**WHAT YOU NEED TO DO:** Pick out the lines in the listing below that contain the word "standalone" and copy them.

**EXERCISE MATERIALS:**
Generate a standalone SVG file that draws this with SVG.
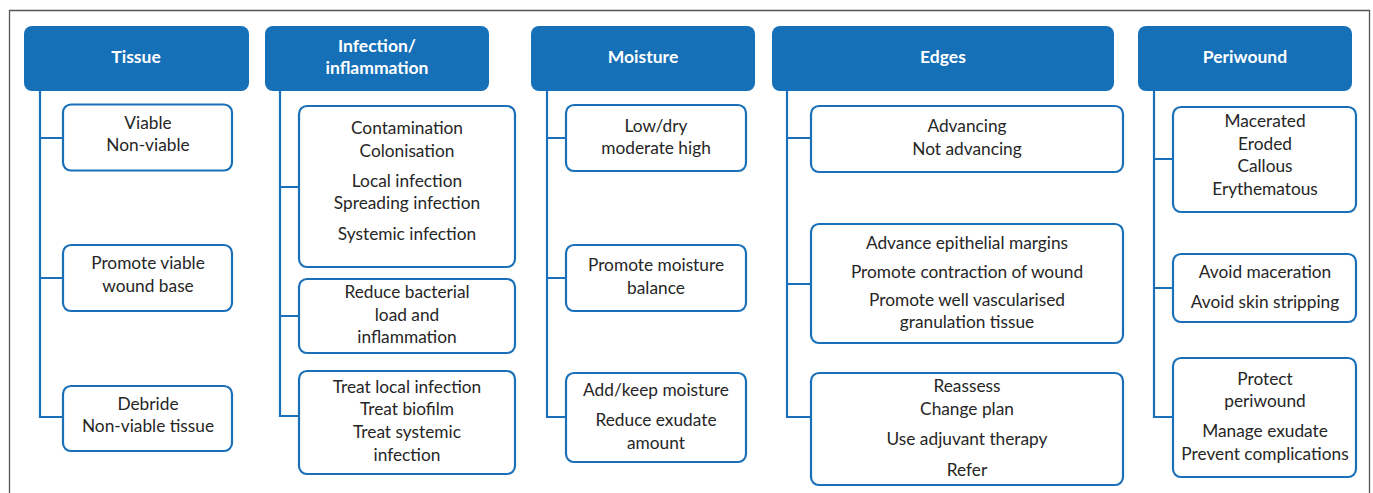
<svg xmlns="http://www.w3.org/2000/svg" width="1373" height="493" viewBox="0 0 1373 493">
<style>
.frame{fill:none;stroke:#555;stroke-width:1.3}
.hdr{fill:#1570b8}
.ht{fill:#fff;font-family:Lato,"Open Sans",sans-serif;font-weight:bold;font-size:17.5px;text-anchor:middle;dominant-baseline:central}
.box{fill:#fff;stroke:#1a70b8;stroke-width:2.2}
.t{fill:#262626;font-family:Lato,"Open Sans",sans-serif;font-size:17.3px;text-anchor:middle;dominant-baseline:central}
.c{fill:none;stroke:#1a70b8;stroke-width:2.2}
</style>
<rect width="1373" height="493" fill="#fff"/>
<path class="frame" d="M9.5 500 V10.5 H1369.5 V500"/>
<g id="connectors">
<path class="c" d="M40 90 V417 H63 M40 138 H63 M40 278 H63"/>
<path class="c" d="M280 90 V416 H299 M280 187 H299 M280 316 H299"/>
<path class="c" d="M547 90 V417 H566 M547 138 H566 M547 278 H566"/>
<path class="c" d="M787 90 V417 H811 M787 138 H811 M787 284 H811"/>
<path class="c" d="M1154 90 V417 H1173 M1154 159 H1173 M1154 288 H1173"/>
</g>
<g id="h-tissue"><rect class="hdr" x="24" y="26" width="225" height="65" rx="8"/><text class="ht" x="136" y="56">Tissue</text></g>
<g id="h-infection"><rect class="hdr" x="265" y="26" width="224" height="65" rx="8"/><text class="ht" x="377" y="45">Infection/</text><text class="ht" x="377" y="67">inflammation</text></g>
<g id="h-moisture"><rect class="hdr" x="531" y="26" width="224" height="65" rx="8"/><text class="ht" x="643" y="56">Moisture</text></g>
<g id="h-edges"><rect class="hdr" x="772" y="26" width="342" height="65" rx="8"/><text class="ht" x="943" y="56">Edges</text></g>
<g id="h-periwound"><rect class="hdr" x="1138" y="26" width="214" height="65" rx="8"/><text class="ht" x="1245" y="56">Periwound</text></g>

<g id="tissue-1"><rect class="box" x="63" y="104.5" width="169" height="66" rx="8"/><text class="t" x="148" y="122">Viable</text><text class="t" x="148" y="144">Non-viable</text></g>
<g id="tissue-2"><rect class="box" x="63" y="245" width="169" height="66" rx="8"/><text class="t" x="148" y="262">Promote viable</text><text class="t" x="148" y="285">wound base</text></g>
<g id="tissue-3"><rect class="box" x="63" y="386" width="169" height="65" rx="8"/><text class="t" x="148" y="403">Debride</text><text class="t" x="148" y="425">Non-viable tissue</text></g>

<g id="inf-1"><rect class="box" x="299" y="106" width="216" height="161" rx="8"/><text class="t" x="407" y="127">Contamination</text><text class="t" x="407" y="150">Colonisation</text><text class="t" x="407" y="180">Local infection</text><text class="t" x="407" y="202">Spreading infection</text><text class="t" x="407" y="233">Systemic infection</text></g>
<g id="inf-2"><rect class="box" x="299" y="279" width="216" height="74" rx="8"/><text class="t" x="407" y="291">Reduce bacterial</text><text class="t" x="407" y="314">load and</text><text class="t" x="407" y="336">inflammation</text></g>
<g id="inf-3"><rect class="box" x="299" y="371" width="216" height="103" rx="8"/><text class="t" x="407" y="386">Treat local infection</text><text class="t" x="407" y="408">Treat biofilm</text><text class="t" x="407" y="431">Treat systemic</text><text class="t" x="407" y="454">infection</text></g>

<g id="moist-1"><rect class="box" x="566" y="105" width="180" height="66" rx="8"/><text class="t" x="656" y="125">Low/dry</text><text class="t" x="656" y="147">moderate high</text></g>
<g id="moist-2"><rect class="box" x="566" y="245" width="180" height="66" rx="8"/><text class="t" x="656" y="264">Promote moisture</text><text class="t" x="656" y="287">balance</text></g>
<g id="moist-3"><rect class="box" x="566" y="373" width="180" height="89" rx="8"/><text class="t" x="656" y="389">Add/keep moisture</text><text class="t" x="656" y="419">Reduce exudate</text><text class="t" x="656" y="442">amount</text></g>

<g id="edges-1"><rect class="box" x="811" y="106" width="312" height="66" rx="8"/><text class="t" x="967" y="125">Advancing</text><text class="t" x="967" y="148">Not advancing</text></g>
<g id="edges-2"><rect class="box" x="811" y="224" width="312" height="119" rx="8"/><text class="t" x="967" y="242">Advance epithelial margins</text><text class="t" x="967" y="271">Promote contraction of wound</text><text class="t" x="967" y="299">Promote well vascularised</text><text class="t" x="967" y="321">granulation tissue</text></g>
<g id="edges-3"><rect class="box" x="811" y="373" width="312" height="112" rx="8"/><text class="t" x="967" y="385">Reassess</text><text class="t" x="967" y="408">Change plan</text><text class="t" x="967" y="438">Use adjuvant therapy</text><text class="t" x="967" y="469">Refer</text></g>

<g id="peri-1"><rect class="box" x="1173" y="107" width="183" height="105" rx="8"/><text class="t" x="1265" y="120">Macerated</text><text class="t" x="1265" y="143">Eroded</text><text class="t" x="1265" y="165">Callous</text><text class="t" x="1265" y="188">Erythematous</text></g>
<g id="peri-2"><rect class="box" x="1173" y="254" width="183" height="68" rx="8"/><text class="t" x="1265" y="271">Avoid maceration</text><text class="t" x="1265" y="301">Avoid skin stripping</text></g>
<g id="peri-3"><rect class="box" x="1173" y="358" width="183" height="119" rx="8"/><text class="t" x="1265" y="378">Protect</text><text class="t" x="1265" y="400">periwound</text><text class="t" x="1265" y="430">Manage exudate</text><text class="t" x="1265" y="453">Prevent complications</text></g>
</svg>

* * *

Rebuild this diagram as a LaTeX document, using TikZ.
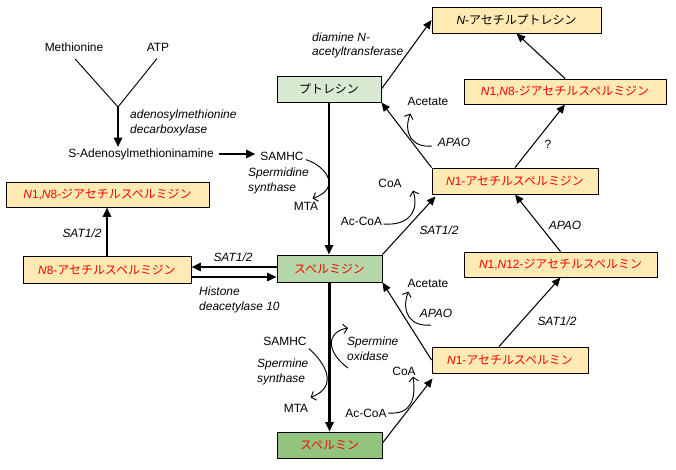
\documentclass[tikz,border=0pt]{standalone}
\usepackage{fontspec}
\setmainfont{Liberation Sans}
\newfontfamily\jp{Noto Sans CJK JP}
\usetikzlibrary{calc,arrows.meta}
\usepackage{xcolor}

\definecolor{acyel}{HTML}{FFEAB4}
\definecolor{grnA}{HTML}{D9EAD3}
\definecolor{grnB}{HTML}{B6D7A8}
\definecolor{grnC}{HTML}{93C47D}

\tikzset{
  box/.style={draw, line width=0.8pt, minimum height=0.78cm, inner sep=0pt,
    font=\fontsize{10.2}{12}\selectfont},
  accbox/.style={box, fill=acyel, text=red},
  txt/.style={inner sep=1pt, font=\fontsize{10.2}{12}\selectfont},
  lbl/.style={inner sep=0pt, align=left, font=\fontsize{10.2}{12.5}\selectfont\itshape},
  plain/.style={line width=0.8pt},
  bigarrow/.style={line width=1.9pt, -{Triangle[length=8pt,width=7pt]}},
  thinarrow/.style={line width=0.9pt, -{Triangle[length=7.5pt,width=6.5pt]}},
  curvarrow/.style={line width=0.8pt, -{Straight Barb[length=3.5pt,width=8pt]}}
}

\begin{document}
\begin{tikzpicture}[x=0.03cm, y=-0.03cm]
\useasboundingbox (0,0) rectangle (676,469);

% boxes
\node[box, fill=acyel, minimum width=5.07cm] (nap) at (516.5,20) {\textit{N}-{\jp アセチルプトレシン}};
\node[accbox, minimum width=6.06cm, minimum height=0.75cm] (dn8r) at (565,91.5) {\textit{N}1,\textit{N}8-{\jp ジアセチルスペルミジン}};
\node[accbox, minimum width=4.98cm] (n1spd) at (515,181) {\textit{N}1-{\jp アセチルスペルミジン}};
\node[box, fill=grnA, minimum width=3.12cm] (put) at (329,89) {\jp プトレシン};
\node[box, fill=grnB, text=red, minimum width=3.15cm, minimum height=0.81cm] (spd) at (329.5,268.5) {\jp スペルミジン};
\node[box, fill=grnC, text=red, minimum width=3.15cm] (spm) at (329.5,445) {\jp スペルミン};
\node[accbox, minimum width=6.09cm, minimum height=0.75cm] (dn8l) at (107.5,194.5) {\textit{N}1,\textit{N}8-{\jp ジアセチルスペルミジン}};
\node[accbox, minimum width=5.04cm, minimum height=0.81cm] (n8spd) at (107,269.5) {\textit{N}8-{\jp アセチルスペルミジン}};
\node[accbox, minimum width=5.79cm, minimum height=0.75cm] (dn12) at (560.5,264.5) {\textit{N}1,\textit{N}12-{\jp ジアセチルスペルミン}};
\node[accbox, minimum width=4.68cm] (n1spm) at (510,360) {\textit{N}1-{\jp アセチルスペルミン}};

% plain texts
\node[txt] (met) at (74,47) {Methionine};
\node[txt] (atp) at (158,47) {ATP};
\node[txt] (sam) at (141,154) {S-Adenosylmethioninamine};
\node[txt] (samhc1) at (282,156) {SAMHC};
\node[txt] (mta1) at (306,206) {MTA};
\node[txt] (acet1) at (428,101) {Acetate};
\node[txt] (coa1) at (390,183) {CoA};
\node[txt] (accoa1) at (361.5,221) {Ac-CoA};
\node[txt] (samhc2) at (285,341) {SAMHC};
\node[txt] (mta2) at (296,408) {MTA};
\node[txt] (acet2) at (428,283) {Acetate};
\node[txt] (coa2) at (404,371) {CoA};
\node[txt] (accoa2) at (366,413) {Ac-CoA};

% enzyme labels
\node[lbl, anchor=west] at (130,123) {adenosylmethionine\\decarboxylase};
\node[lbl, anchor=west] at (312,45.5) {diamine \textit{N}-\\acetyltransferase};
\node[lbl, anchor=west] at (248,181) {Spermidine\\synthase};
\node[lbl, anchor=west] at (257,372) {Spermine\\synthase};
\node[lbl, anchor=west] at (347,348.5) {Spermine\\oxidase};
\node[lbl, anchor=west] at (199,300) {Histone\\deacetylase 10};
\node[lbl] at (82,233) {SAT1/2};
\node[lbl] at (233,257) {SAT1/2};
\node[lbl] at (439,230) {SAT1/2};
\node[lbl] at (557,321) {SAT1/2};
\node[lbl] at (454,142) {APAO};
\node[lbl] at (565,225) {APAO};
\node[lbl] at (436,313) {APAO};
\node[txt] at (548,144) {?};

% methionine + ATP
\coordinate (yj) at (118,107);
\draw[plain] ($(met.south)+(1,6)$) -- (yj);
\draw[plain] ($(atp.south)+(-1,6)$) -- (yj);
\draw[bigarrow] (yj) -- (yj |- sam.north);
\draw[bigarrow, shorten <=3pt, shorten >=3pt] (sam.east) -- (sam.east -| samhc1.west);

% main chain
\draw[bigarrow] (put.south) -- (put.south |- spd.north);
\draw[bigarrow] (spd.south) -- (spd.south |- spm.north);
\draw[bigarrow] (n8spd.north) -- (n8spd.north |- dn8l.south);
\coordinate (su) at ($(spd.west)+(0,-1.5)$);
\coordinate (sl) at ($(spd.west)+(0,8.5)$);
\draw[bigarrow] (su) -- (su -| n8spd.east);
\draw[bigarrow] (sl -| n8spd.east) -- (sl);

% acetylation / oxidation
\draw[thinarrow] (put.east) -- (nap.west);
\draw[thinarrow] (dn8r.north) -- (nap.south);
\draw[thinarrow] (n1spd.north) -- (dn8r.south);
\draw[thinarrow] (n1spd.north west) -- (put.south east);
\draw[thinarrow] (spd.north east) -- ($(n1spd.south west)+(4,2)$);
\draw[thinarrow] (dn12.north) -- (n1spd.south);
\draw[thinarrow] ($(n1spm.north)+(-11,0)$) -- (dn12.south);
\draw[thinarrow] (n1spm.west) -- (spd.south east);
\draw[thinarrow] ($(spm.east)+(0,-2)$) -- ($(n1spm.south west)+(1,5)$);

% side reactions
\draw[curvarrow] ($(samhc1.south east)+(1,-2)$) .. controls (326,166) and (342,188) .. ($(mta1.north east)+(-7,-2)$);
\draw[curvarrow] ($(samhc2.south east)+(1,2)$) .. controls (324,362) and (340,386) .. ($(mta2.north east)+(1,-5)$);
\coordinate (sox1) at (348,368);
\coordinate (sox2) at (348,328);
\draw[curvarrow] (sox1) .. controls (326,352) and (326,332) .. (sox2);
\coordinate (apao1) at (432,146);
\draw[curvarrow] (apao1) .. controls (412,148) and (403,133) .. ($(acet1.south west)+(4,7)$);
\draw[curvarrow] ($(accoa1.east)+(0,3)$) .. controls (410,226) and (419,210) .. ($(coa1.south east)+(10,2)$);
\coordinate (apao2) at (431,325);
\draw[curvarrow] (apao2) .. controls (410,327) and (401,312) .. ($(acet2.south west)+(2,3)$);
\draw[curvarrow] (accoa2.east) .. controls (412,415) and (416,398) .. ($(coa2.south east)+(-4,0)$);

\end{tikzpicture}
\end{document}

**WRITTEN ANSWER:**
Generate a standalone SVG file that draws this with SVG.
\documentclass[tikz,border=0pt]{standalone}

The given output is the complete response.